━━ Given data ━━

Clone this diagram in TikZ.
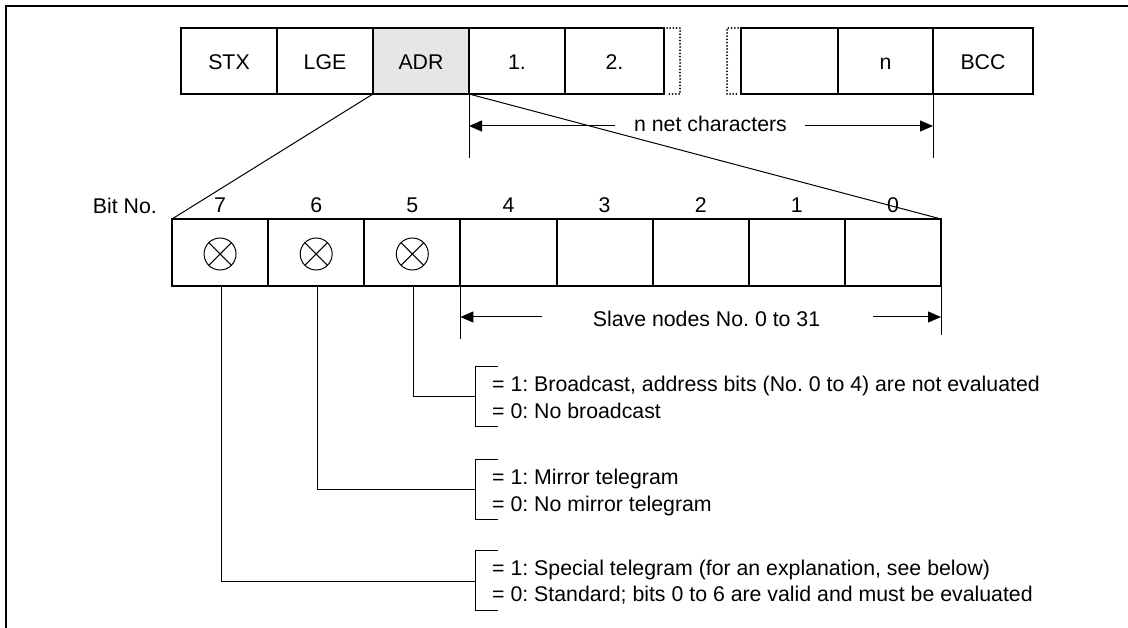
\documentclass[tikz,border=0pt]{standalone}
\usepackage{fontspec}
\setmainfont{Liberation Sans}
\usetikzlibrary{arrows.meta}
\definecolor{adrgray}{HTML}{E6E6E6}
\frenchspacing
\begin{document}
\begin{tikzpicture}[x=1pt,y=-1pt,
  font=\fontsize{21.3}{26}\selectfont,
  box/.style={draw, line width=2pt, minimum height=66pt, inner sep=0pt, outer sep=0pt,
              text height=17pt, text depth=0pt},
  bitbox/.style={draw, line width=2pt, minimum width=96.125pt, minimum height=67pt, inner sep=0pt, outer sep=0pt},
  bitnum/.style={anchor=base, inner sep=0pt},
  xcirc/.style={circle, draw, line width=1pt, minimum size=32pt, inner sep=0pt,
     path picture={\draw[line width=1pt] (path picture bounding box.north west) -- (path picture bounding box.south east)
                    (path picture bounding box.north east) -- (path picture bounding box.south west);}},
  conn/.style={line width=1pt},
  arr/.style={line width=1pt, -{Triangle[length=13pt,width=11pt]}},
  dotbr/.style={line width=2pt, line cap=round, dash pattern=on 0pt off 3.2pt},
  desc/.style={anchor=base west, inner sep=0pt},
]
\useasboundingbox (0,0) rectangle (1128,628);
% frame
\draw[line width=2pt] (6,628) -- (6,6) -- (1128,6);

% telegram row
\node[box, minimum width=96pt] (stx) at (229,61) {STX};
\node[box, minimum width=96pt] (lge) at (325,61) {LGE};
\node[box, minimum width=96pt, fill=adrgray] (adr) at (421,61) {ADR};
\node[box, minimum width=96pt] (c1) at (517,61) {1.};
\node[box, minimum width=99pt] (c2) at (614.5,61) {2.};
\node[box, minimum width=97pt] (cx) at (789.5,61) {};
\node[box, minimum width=95pt] (cn) at (885.5,61) {n};
\node[box, minimum width=100pt] (bcc) at (983,61) {BCC};
\draw[dotbr] ([xshift=3pt]c2.north east) -- ++(13,0) |- ([xshift=3pt]c2.south east);
\draw[dotbr] ([xshift=-3pt]cx.north west) -- ++(-11,0) |- ([xshift=-3pt]cx.south west);

% n net characters
\draw[conn] (c1.south west) -- ++(0,64);
\draw[conn] (bcc.south west) -- ++(0,64);
\node[anchor=base, inner sep=0pt] (nnet) at (710.5,132) {n net characters};
\coordinate (nl) at (615,126);
\coordinate (nr) at (805,126);
\draw[arr] (nl) -- (nl -| c1.south west);
\draw[arr] (nr) -- (nr -| bcc.south west);

% bit field
\node[anchor=base east, inner sep=0pt] (bitno) at (157,214) {Bit No.};
\foreach \p in {0,...,7} {
  \pgfmathtruncatemacro\bn{7-\p}
  \node[bitbox] (b\bn) at ({172+96.125*(\p+0.5)},252.5) {};
  \node[bitnum] (n\bn) at ({172+96.125*(\p+0.5)},213) {\bn};
}
\foreach \b in {7,6,5} {
  \node[xcirc] (x\b) at ([yshift=-1.5pt]b\b.center) {};
}

% zoom lines
\draw[conn] (adr.south west) -- (b7.north west);
\draw[conn] (c1.south west) -- (b0.north east);

% slave nodes
\draw[conn] (b4.south west) -- ++(0,53);
\draw[conn] (b0.south east) -- ++(0,49);
\node[anchor=base, inner sep=0pt] (slave) at (706.5,327) {Slave nodes No. 0 to 31};
\coordinate (sl) at (542,317);
\coordinate (sr) at (873,317);
\draw[arr] (sl) -- (sl -| b4.south west);
\draw[arr] (sr) -- (sr -| b0.south east);

% brackets
\coordinate (k5) at (475,397);
\coordinate (k6) at (475,489);
\coordinate (k7) at (475,581);
\foreach \b/\t in {5/367,6/459,7/550} {
  \draw[conn] ([xshift=1pt]b\b.south) |- (k\b);
  \draw[conn] (498,\t) -| (475,\t+60) -- (498,\t+60);
}
\node[desc] (t5a) at (492,391.5) {= 1: Broadcast, address bits (No. 0 to 4) are not evaluated};
\node[desc] (t5b) at (492,418) {= 0: No broadcast};
\node[desc] (t6a) at (492,484.5) {= 1: Mirror telegram};
\node[desc] (t6b) at (492,511) {= 0: No mirror telegram};
\node[desc] (t7a) at (492,575) {= 1: Special telegram (for an explanation, see below)};
\node[desc] (t7b) at (492,601) {= 0: Standard; bits 0 to 6 are valid and must be evaluated};
\end{tikzpicture}
\end{document}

━━━

- **Exercise goal**: Restate the whole listing above exactly, except for its images.

- **Solution to this exercise**:
Clone this diagram in TikZ.
\documentclass[tikz,border=0pt]{standalone}
\usepackage{fontspec}
\setmainfont{Liberation Sans}
\usetikzlibrary{arrows.meta}
\definecolor{adrgray}{HTML}{E6E6E6}
\frenchspacing
\begin{document}
\begin{tikzpicture}[x=1pt,y=-1pt,
  font=\fontsize{21.3}{26}\selectfont,
  box/.style={draw, line width=2pt, minimum height=66pt, inner sep=0pt, outer sep=0pt,
              text height=17pt, text depth=0pt},
  bitbox/.style={draw, line width=2pt, minimum width=96.125pt, minimum height=67pt, inner sep=0pt, outer sep=0pt},
  bitnum/.style={anchor=base, inner sep=0pt},
  xcirc/.style={circle, draw, line width=1pt, minimum size=32pt, inner sep=0pt,
     path picture={\draw[line width=1pt] (path picture bounding box.north west) -- (path picture bounding box.south east)
                    (path picture bounding box.north east) -- (path picture bounding box.south west);}},
  conn/.style={line width=1pt},
  arr/.style={line width=1pt, -{Triangle[length=13pt,width=11pt]}},
  dotbr/.style={line width=2pt, line cap=round, dash pattern=on 0pt off 3.2pt},
  desc/.style={anchor=base west, inner sep=0pt},
]
\useasboundingbox (0,0) rectangle (1128,628);
% frame
\draw[line width=2pt] (6,628) -- (6,6) -- (1128,6);

% telegram row
\node[box, minimum width=96pt] (stx) at (229,61) {STX};
\node[box, minimum width=96pt] (lge) at (325,61) {LGE};
\node[box, minimum width=96pt, fill=adrgray] (adr) at (421,61) {ADR};
\node[box, minimum width=96pt] (c1) at (517,61) {1.};
\node[box, minimum width=99pt] (c2) at (614.5,61) {2.};
\node[box, minimum width=97pt] (cx) at (789.5,61) {};
\node[box, minimum width=95pt] (cn) at (885.5,61) {n};
\node[box, minimum width=100pt] (bcc) at (983,61) {BCC};
\draw[dotbr] ([xshift=3pt]c2.north east) -- ++(13,0) |- ([xshift=3pt]c2.south east);
\draw[dotbr] ([xshift=-3pt]cx.north west) -- ++(-11,0) |- ([xshift=-3pt]cx.south west);

% n net characters
\draw[conn] (c1.south west) -- ++(0,64);
\draw[conn] (bcc.south west) -- ++(0,64);
\node[anchor=base, inner sep=0pt] (nnet) at (710.5,132) {n net characters};
\coordinate (nl) at (615,126);
\coordinate (nr) at (805,126);
\draw[arr] (nl) -- (nl -| c1.south west);
\draw[arr] (nr) -- (nr -| bcc.south west);

% bit field
\node[anchor=base east, inner sep=0pt] (bitno) at (157,214) {Bit No.};
\foreach \p in {0,...,7} {
  \pgfmathtruncatemacro\bn{7-\p}
  \node[bitbox] (b\bn) at ({172+96.125*(\p+0.5)},252.5) {};
  \node[bitnum] (n\bn) at ({172+96.125*(\p+0.5)},213) {\bn};
}
\foreach \b in {7,6,5} {
  \node[xcirc] (x\b) at ([yshift=-1.5pt]b\b.center) {};
}

% zoom lines
\draw[conn] (adr.south west) -- (b7.north west);
\draw[conn] (c1.south west) -- (b0.north east);

% slave nodes
\draw[conn] (b4.south west) -- ++(0,53);
\draw[conn] (b0.south east) -- ++(0,49);
\node[anchor=base, inner sep=0pt] (slave) at (706.5,327) {Slave nodes No. 0 to 31};
\coordinate (sl) at (542,317);
\coordinate (sr) at (873,317);
\draw[arr] (sl) -- (sl -| b4.south west);
\draw[arr] (sr) -- (sr -| b0.south east);

% brackets
\coordinate (k5) at (475,397);
\coordinate (k6) at (475,489);
\coordinate (k7) at (475,581);
\foreach \b/\t in {5/367,6/459,7/550} {
  \draw[conn] ([xshift=1pt]b\b.south) |- (k\b);
  \draw[conn] (498,\t) -| (475,\t+60) -- (498,\t+60);
}
\node[desc] (t5a) at (492,391.5) {= 1: Broadcast, address bits (No. 0 to 4) are not evaluated};
\node[desc] (t5b) at (492,418) {= 0: No broadcast};
\node[desc] (t6a) at (492,484.5) {= 1: Mirror telegram};
\node[desc] (t6b) at (492,511) {= 0: No mirror telegram};
\node[desc] (t7a) at (492,575) {= 1: Special telegram (for an explanation, see below)};
\node[desc] (t7b) at (492,601) {= 0: Standard; bits 0 to 6 are valid and must be evaluated};
\end{tikzpicture}
\end{document}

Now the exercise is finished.